Que ce soit avec son dernier album en date, Calling From The Stars, ou avec ses productions précédentes en solo ou en duo avec The Hacker (pas moins de 5 albums), la recette "Miss Kittin" est d’une simplicité efficace et épurée qui a gagné en qualité au fil du temps. Les titres se présentent avec une approche assez pop, une ou deux boucles électro, une légère dose bien sentie de minimal et surtout des franches coudées d’expérimentations qui tirent leurs influences dans les années 80 ou le rock industriel (oui oui) ! Et comme la musicienne est du genre prolifique, l’album en question est un double album enchaînant pas moins de 23 pistes.
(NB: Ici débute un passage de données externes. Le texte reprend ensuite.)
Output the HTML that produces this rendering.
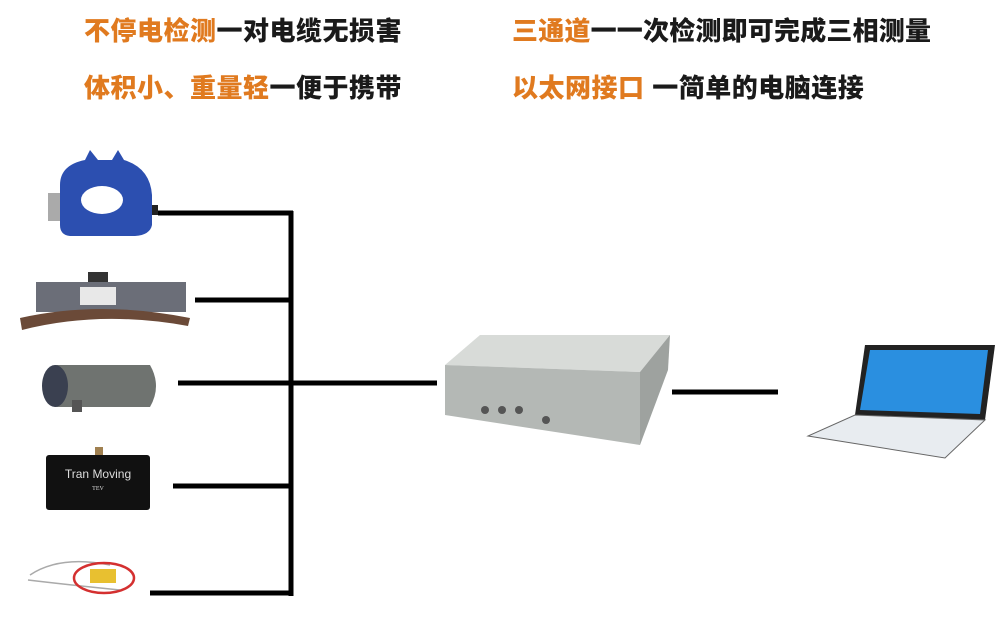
<!DOCTYPE html>
<html><head><meta charset="utf-8"><style>
html,body{margin:0;padding:0;background:#fff;width:1004px;height:625px;overflow:hidden;position:relative}
.t{position:absolute;font-family:"Liberation Sans","Noto Sans CJK SC",sans-serif;font-weight:900;font-size:26px;line-height:28px;color:#1a1a1a;white-space:nowrap;letter-spacing:0.5px}
.o{color:#e07a1f}
</style></head><body>
<div class="t" style="left:84px;top:17px">
<span class="o">不停电检测</span>一对电缆无损害</div>
<div class="t" style="left:512px;top:17px;letter-spacing:0.2px"><span class="o">三通道</span>一一次检测即可完成三相测量</div>
<div class="t" style="left:84px;top:74px"><span class="o">体积小、重量轻</span>一便于携带</div>
<div class="t" style="left:512px;top:74px"><span class="o">以太网接口</span> 一简单的电脑连接</div>
<svg width="1004" height="625" style="position:absolute;left:0;top:0">
<g stroke="#000" stroke-width="5" fill="none">
<line x1="291" y1="211" x2="291" y2="596"/>
<line x1="158" y1="213" x2="293" y2="213"/>
<line x1="195" y1="300" x2="293" y2="300"/>
<line x1="178" y1="383" x2="437" y2="383"/>
<line x1="173" y1="486" x2="293" y2="486"/>
<line x1="150" y1="593" x2="293" y2="593"/>
<line x1="672" y1="392" x2="778" y2="392"/>
</g>
<path d="M60 185 Q60 165 85 160 L90 150 L98 160 L112 160 L118 150 L124 160 Q150 168 152 195 L152 225 Q150 235 135 236 L70 236 Q60 235 60 225 Z" fill="#2c4fb0"/>
<ellipse cx="102" cy="200" rx="21" ry="14" fill="#fff"/>
<rect x="48" y="193" width="12" height="28" fill="#aaa"/>
<rect x="152" y="205" width="6" height="10" fill="#222"/>
<rect x="88" y="272" width="20" height="12" fill="#333"/>
<rect x="36" y="282" width="150" height="30" fill="#6b6e78"/>
<rect x="80" y="287" width="36" height="18" fill="#e8e8e8"/>
<path d="M20 318 Q100 300 190 318 L188 326 Q100 310 22 330 Z" fill="#6b4a38"/>
<path d="M55 365 L150 365 Q162 386 150 407 L55 407 Z" fill="#6f7370"/>
<ellipse cx="55" cy="386" rx="13" ry="21" fill="#3a4050"/>
<rect x="72" y="400" width="10" height="12" fill="#555"/>
<rect x="95" y="447" width="8" height="10" fill="#a08050"/>
<rect x="46" y="455" width="104" height="55" rx="3" fill="#111"/>
<text x="98" y="478" fill="#ddd" font-family="Liberation Sans,sans-serif" font-size="12" text-anchor="middle">Tran Moving</text>
<text x="98" y="490" fill="#ddd" font-family="Liberation Serif,serif" font-size="6" text-anchor="middle">TEV</text>
<path d="M30 575 Q60 555 110 565 M28 580 Q70 585 120 590" stroke="#aaa" stroke-width="1.5" fill="none"/>
<ellipse cx="104" cy="578" rx="30" ry="15" fill="none" stroke="#d43030" stroke-width="2.5"/>
<rect x="90" y="569" width="26" height="14" fill="#e8c030"/>
<path d="M445 365 L480 335 L670 335 L640 372 Z" fill="#d8dbd8"/>
<path d="M445 365 L640 372 L640 445 L445 415 Z" fill="#b4b8b5"/>
<path d="M640 372 L670 335 L668 370 L640 445 Z" fill="#9ea29f"/>
<g fill="#555"><circle cx="485" cy="410" r="4"/><circle cx="502" cy="410" r="4"/><circle cx="519" cy="410" r="4"/><circle cx="546" cy="420" r="4"/></g>
<path d="M865 345 L995 345 L985 420 L855 415 Z" fill="#222"/>
<path d="M870 350 L988 350 L980 414 L860 410 Z" fill="#2a8fe0"/>
<path d="M855 415 L985 420 L945 458 L808 436 Z" fill="#e8ecf0" stroke="#666" stroke-width="1"/>
</svg>
</body></html>
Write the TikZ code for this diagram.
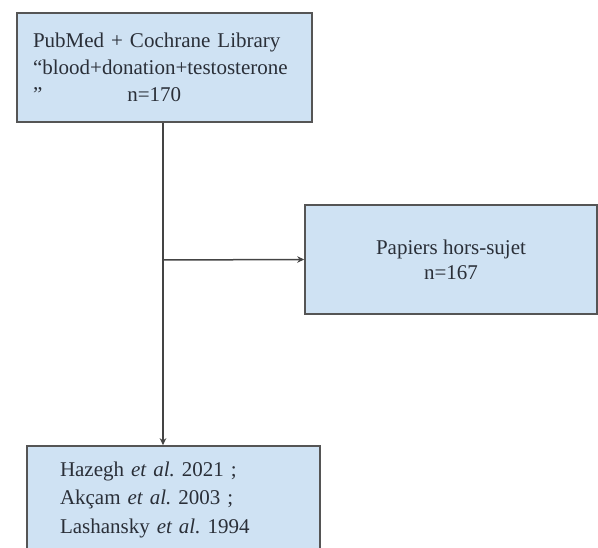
\documentclass[tikz,border=0pt]{standalone}
\usepackage{fontspec}
\setmainfont{Liberation Serif}
\usetikzlibrary{arrows.meta}
\definecolor{boxfill}{HTML}{CFE2F3}
\definecolor{boxline}{HTML}{555555}
\definecolor{linkline}{HTML}{444444}
\definecolor{boxtext}{HTML}{2A2F38}
\tikzset{
  box/.style={draw=boxline, line width=1.6pt, fill=boxfill, inner ysep=0pt,
    font=\fontsize{21}{27}\selectfont, text=boxtext},
  link/.style={draw=linkline, line width=1.5pt, -{Stealth[length=7pt,width=6.5pt]}}
}
\begin{document}
\frenchspacing
\begin{tikzpicture}[x=1pt,y=-1pt]
\useasboundingbox (0,0) rectangle (598,548);
\node[box, text width=263pt, inner xsep=16pt, minimum height=109pt, align=left]
  (top) at (164.5,67.5)
  {PubMed + Cochrane Library\\“blood+donation+testosterone\\”\hspace{85pt}n=170};
\node[box, minimum width=292pt, minimum height=109pt, align=center,
  font=\fontsize{21}{25}\selectfont]
  (off) at (451,259.5) {Papiers hors-sujet\\n=167};
\node[box, text width=227pt, inner xsep=33pt, minimum height=107pt, align=left,
  font=\fontsize{21}{28.5}\selectfont]
  (res) at (173.5,499.5)
  {Hazegh \textit{et al.}\ 2021 ;\\Akçam \textit{et al.}\ 2003 ;\\Lashansky \textit{et al.}\ 1994};
\coordinate (j) at (163,260);
\draw[link] (top.south -| j) -- (res.north -| j);
\draw[link] (j) -- (off.west);
\end{tikzpicture}
\end{document}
De là, Miss Kittin s’offre un véritable jubilé sur le premier cd, qui s’ouvre sur l’excellent "Flash Forward", une piste qui augure des 12 prochaines qui s’alignent toute sur une rythmique entraînante, très pop. D’ailleurs, "Bassline" et "What To Wear" rappelleront à certains les productions de la chanteuse Peaches, les lyrics mis à part. Car ici, les paroles anglophones font les frais d’une certaine infertilité, (ça vole pas toujours très haut) mais c’est aussi en grande partie la signature de la chanteuse : un univers parfois froid, saturé de boucle électronique que des lyrics simples et décomplexés finissent de parachever. On appréciera la petite reprise du célébrissime titre de R.E.M., "Everybody Hurt", dépouillé au possible mais plutôt réussie !
La seconde partie, forte de 10 titres, joue allégrement la carte de l’expérimentation musicale. La voix se fait rare et les pistes jouxtent plus facilement les 6 minutes contrairement à la première partie où les chansons s’offraient le luxe d’un format radio ne dépassant pas les 4 minutes. De fait, cette partie laisse le champ libre à la DJ qui explore ses sonorités à la manière d’un Trent Reznor électronique (le titre "Mind Stretching" sur le cd 2 et "Tears Like Kisses" sur le cd 1), les déformant à répétition avant de les rhabiller avec d’autres sonorités improbables, 8 bits, chœurs, beep et autres synthés. C’est une seconde partie épaisse et bien plus difficile d’accès que la première et qui peut déconcerter le plus courageux des auditeurs.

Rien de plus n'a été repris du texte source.